* **EXERCISE OBJECTIVE**: Quote each line of the material verbatim, without the pictures.

***** RECORDED INFORMATION

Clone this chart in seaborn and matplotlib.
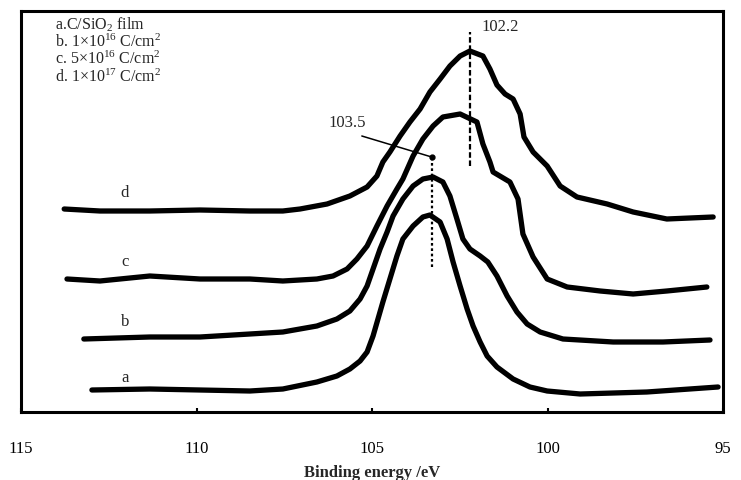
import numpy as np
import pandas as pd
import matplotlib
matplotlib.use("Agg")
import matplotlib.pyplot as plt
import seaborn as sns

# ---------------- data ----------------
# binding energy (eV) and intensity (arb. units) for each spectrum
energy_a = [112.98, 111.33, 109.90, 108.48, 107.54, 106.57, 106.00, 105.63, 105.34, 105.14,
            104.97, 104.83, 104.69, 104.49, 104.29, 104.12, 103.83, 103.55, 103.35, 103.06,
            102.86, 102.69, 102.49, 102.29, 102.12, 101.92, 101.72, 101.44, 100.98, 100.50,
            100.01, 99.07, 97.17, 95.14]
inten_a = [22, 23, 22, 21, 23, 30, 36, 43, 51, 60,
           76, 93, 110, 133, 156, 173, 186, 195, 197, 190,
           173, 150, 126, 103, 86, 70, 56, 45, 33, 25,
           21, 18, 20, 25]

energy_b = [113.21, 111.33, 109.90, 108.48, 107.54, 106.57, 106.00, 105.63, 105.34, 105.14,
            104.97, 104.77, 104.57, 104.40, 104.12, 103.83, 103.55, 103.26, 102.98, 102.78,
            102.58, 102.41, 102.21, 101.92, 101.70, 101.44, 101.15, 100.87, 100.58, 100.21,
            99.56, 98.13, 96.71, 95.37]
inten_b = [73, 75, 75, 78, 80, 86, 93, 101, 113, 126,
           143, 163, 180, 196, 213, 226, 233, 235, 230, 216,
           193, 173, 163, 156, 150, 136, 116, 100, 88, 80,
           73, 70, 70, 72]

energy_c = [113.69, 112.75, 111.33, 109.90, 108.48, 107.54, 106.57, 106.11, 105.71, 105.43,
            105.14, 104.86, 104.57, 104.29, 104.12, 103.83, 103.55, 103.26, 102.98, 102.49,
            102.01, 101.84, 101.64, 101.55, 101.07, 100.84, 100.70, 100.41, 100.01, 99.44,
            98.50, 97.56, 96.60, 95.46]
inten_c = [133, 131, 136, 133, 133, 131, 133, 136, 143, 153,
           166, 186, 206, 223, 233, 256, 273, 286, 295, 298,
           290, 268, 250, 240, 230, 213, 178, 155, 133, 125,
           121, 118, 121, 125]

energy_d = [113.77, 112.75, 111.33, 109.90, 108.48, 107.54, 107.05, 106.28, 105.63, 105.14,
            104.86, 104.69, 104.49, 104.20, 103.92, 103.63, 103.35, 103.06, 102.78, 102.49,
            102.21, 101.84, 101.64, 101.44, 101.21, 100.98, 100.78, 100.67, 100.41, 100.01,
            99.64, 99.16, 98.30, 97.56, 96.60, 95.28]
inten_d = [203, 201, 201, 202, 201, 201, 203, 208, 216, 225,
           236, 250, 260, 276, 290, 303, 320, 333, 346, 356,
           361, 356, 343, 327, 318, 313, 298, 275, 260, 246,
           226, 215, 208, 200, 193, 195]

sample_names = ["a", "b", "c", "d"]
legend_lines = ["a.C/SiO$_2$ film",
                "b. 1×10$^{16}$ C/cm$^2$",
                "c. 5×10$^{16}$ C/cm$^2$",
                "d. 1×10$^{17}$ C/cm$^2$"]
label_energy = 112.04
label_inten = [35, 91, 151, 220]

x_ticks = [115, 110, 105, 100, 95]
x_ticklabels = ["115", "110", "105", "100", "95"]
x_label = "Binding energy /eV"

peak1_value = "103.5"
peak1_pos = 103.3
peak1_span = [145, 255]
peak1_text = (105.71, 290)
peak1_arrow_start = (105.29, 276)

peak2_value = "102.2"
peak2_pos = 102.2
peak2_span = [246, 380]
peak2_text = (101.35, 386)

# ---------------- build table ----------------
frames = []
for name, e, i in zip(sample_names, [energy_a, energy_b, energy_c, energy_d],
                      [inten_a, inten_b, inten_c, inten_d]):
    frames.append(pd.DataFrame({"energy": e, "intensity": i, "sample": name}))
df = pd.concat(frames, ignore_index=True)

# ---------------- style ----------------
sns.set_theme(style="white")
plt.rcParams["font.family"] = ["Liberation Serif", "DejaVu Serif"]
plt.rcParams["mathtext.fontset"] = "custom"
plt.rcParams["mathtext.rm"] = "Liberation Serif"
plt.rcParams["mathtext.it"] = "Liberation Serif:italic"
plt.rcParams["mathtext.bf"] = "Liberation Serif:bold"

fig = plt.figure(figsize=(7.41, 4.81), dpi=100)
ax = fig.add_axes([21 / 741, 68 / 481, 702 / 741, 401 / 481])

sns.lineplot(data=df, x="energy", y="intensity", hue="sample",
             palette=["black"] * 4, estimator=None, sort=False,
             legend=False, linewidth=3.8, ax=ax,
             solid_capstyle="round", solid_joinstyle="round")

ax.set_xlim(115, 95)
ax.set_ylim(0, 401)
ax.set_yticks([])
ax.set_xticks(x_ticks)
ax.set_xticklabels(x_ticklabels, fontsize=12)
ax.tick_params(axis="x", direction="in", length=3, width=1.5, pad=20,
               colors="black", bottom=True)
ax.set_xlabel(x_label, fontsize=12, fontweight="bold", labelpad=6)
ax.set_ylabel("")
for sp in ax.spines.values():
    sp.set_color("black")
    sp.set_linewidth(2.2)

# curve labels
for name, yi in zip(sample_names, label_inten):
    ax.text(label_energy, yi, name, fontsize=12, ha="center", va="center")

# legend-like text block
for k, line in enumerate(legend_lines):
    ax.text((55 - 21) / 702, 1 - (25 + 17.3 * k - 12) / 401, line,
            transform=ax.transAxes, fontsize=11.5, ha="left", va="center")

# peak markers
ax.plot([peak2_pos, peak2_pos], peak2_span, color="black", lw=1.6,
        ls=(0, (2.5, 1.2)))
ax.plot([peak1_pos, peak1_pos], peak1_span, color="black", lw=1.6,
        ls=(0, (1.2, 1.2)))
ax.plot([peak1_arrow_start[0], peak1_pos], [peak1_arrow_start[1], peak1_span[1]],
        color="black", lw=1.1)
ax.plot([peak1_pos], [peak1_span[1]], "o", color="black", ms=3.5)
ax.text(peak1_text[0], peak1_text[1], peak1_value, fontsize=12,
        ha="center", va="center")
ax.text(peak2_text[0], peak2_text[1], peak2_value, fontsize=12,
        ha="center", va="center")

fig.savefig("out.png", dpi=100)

**********

* **TASK OUTPUT**:
Clone this chart in seaborn and matplotlib.
import numpy as np
import pandas as pd
import matplotlib
matplotlib.use("Agg")
import matplotlib.pyplot as plt
import seaborn as sns

# ---------------- data ----------------
# binding energy (eV) and intensity (arb. units) for each spectrum
energy_a = [112.98, 111.33, 109.90, 108.48, 107.54, 106.57, 106.00, 105.63, 105.34, 105.14,
            104.97, 104.83, 104.69, 104.49, 104.29, 104.12, 103.83, 103.55, 103.35, 103.06,
            102.86, 102.69, 102.49, 102.29, 102.12, 101.92, 101.72, 101.44, 100.98, 100.50,
            100.01, 99.07, 97.17, 95.14]
inten_a = [22, 23, 22, 21, 23, 30, 36, 43, 51, 60,
           76, 93, 110, 133, 156, 173, 186, 195, 197, 190,
           173, 150, 126, 103, 86, 70, 56, 45, 33, 25,
           21, 18, 20, 25]

energy_b = [113.21, 111.33, 109.90, 108.48, 107.54, 106.57, 106.00, 105.63, 105.34, 105.14,
            104.97, 104.77, 104.57, 104.40, 104.12, 103.83, 103.55, 103.26, 102.98, 102.78,
            102.58, 102.41, 102.21, 101.92, 101.70, 101.44, 101.15, 100.87, 100.58, 100.21,
            99.56, 98.13, 96.71, 95.37]
inten_b = [73, 75, 75, 78, 80, 86, 93, 101, 113, 126,
           143, 163, 180, 196, 213, 226, 233, 235, 230, 216,
           193, 173, 163, 156, 150, 136, 116, 100, 88, 80,
           73, 70, 70, 72]

energy_c = [113.69, 112.75, 111.33, 109.90, 108.48, 107.54, 106.57, 106.11, 105.71, 105.43,
            105.14, 104.86, 104.57, 104.29, 104.12, 103.83, 103.55, 103.26, 102.98, 102.49,
            102.01, 101.84, 101.64, 101.55, 101.07, 100.84, 100.70, 100.41, 100.01, 99.44,
            98.50, 97.56, 96.60, 95.46]
inten_c = [133, 131, 136, 133, 133, 131, 133, 136, 143, 153,
           166, 186, 206, 223, 233, 256, 273, 286, 295, 298,
           290, 268, 250, 240, 230, 213, 178, 155, 133, 125,
           121, 118, 121, 125]

energy_d = [113.77, 112.75, 111.33, 109.90, 108.48, 107.54, 107.05, 106.28, 105.63, 105.14,
            104.86, 104.69, 104.49, 104.20, 103.92, 103.63, 103.35, 103.06, 102.78, 102.49,
            102.21, 101.84, 101.64, 101.44, 101.21, 100.98, 100.78, 100.67, 100.41, 100.01,
            99.64, 99.16, 98.30, 97.56, 96.60, 95.28]
inten_d = [203, 201, 201, 202, 201, 201, 203, 208, 216, 225,
           236, 250, 260, 276, 290, 303, 320, 333, 346, 356,
           361, 356, 343, 327, 318, 313, 298, 275, 260, 246,
           226, 215, 208, 200, 193, 195]

sample_names = ["a", "b", "c", "d"]
legend_lines = ["a.C/SiO$_2$ film",
                "b. 1×10$^{16}$ C/cm$^2$",
                "c. 5×10$^{16}$ C/cm$^2$",
                "d. 1×10$^{17}$ C/cm$^2$"]
label_energy = 112.04
label_inten = [35, 91, 151, 220]

x_ticks = [115, 110, 105, 100, 95]
x_ticklabels = ["115", "110", "105", "100", "95"]
x_label = "Binding energy /eV"

peak1_value = "103.5"
peak1_pos = 103.3
peak1_span = [145, 255]
peak1_text = (105.71, 290)
peak1_arrow_start = (105.29, 276)

peak2_value = "102.2"
peak2_pos = 102.2
peak2_span = [246, 380]
peak2_text = (101.35, 386)

# ---------------- build table ----------------
frames = []
for name, e, i in zip(sample_names, [energy_a, energy_b, energy_c, energy_d],
                      [inten_a, inten_b, inten_c, inten_d]):
    frames.append(pd.DataFrame({"energy": e, "intensity": i, "sample": name}))
df = pd.concat(frames, ignore_index=True)

# ---------------- style ----------------
sns.set_theme(style="white")
plt.rcParams["font.family"] = ["Liberation Serif", "DejaVu Serif"]
plt.rcParams["mathtext.fontset"] = "custom"
plt.rcParams["mathtext.rm"] = "Liberation Serif"
plt.rcParams["mathtext.it"] = "Liberation Serif:italic"
plt.rcParams["mathtext.bf"] = "Liberation Serif:bold"

fig = plt.figure(figsize=(7.41, 4.81), dpi=100)
ax = fig.add_axes([21 / 741, 68 / 481, 702 / 741, 401 / 481])

sns.lineplot(data=df, x="energy", y="intensity", hue="sample",
             palette=["black"] * 4, estimator=None, sort=False,
             legend=False, linewidth=3.8, ax=ax,
             solid_capstyle="round", solid_joinstyle="round")

ax.set_xlim(115, 95)
ax.set_ylim(0, 401)
ax.set_yticks([])
ax.set_xticks(x_ticks)
ax.set_xticklabels(x_ticklabels, fontsize=12)
ax.tick_params(axis="x", direction="in", length=3, width=1.5, pad=20,
               colors="black", bottom=True)
ax.set_xlabel(x_label, fontsize=12, fontweight="bold", labelpad=6)
ax.set_ylabel("")
for sp in ax.spines.values():
    sp.set_color("black")
    sp.set_linewidth(2.2)

# curve labels
for name, yi in zip(sample_names, label_inten):
    ax.text(label_energy, yi, name, fontsize=12, ha="center", va="center")

# legend-like text block
for k, line in enumerate(legend_lines):
    ax.text((55 - 21) / 702, 1 - (25 + 17.3 * k - 12) / 401, line,
            transform=ax.transAxes, fontsize=11.5, ha="left", va="center")

# peak markers
ax.plot([peak2_pos, peak2_pos], peak2_span, color="black", lw=1.6,
        ls=(0, (2.5, 1.2)))
ax.plot([peak1_pos, peak1_pos], peak1_span, color="black", lw=1.6,
        ls=(0, (1.2, 1.2)))
ax.plot([peak1_arrow_start[0], peak1_pos], [peak1_arrow_start[1], peak1_span[1]],
        color="black", lw=1.1)
ax.plot([peak1_pos], [peak1_span[1]], "o", color="black", ms=3.5)
ax.text(peak1_text[0], peak1_text[1], peak1_value, fontsize=12,
        ha="center", va="center")
ax.text(peak2_text[0], peak2_text[1], peak2_value, fontsize=12,
        ha="center", va="center")

fig.savefig("out.png", dpi=100)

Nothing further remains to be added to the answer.